What we do know is that whatever the organisational changes, without additional revenue and capital funding and a properly resourced workforce plan the NHS is headed for constant crisis.

And for the Johnson government to assert greater central control over the NHS as it fails, or visibly attempt to privatise the most popular public service would be risking electoral disaster. We will have to wait to see which way they will go … and whether Johnson will – as rumoured – reshuffle his government, or even seek an early exit from Downing Street.

Problems for campaigners

There are also tough decisions for campaigners on how best to respond. The process of transition from CCGs towards ICSs is already well-advanced with the majority of CCGs already merged, and 29 of the target 42 ICSs now formally in place. This makes any nationally coordinated campaign extremely difficult.

However the mergers have also served highlight the fact that defending the status quo against NHS England’s plans is also a non-starter, since merged CCGs are already showing themselves more than capable of implementing policies as bad as many fear from ICSs.

In Nottingham, for example, the merged CCG covering the city and the whole county has embarked on a vicious combined attack on one of the best performing primary care practices in the area, putting the services up for tender while slashing the per capita funding by over 40% – with a subsidiary of the US-owned Centene corporation apparently lined up to snatch the contract.

With CCGs as bad as this, and with as little accountability to local communities, ICSs could prove to be little worse.

So while campaigners will continue to resist the forced mergers of more CCGs, the wider campaigning goal must not be limited to retention of the structures created by the 2012 Act.

NHS England want to repeal only selective parts of the Act. But to create any chance of genuine local accountability it’s necessary to scrap the remaining elements of the Act and the competitive market and purchaser/provider split it entrenched, to roll back tendering and privatisation, and create unified local health boards.

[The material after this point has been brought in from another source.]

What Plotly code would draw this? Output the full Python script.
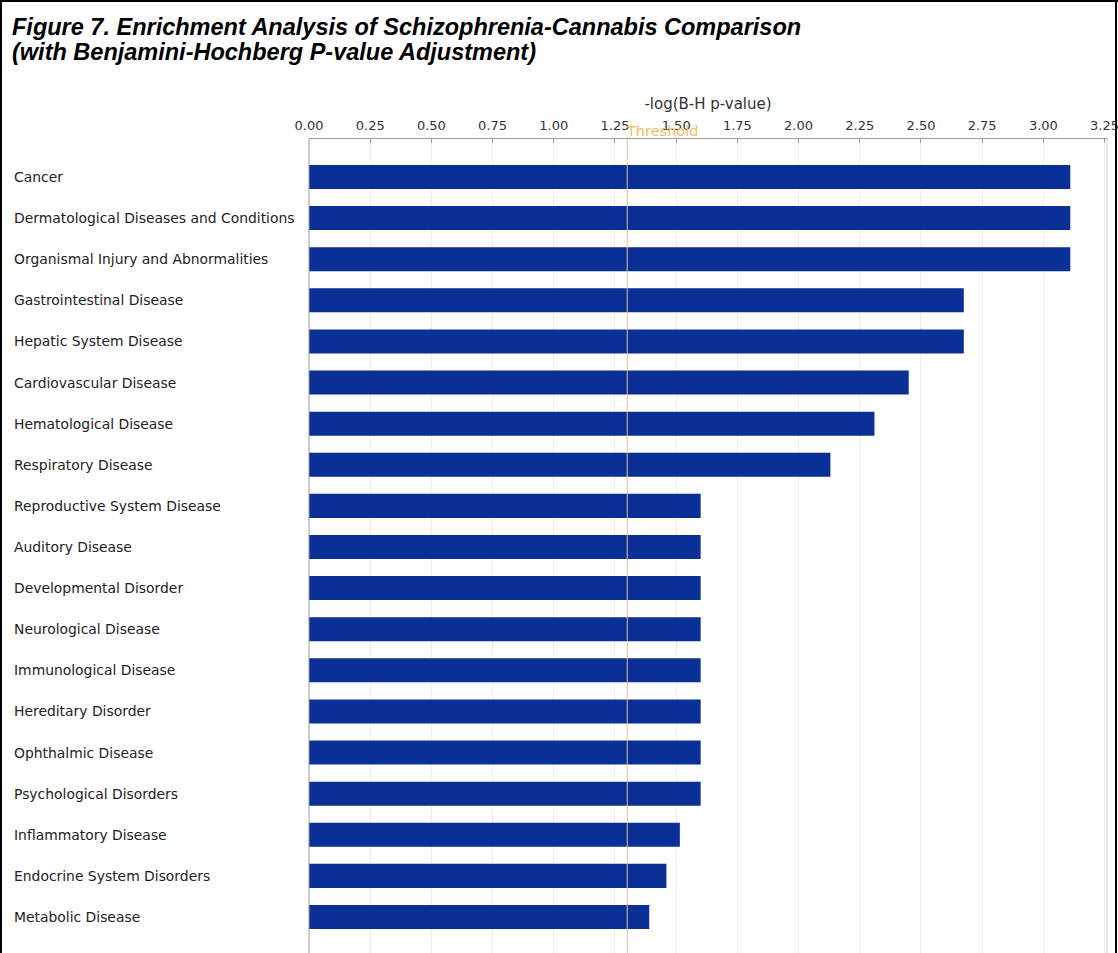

In other words the alternative would be genuine re-integration of health services split asunder since the days of Margaret Thatcher. However there’s no sign of any government appetite for such progressive reform, or of opposition pressure in this direction.

So with the Johnson government still bolstered by a huge Commons majority it appears that for the time being genuine integration is an ambition that is largely limited to propaganda, while campaigning focuses on exposing the flaws in the current system and fighting every move that advances privatisation.

(This article is adapted and updated  from an article in The Lowdown (December 6).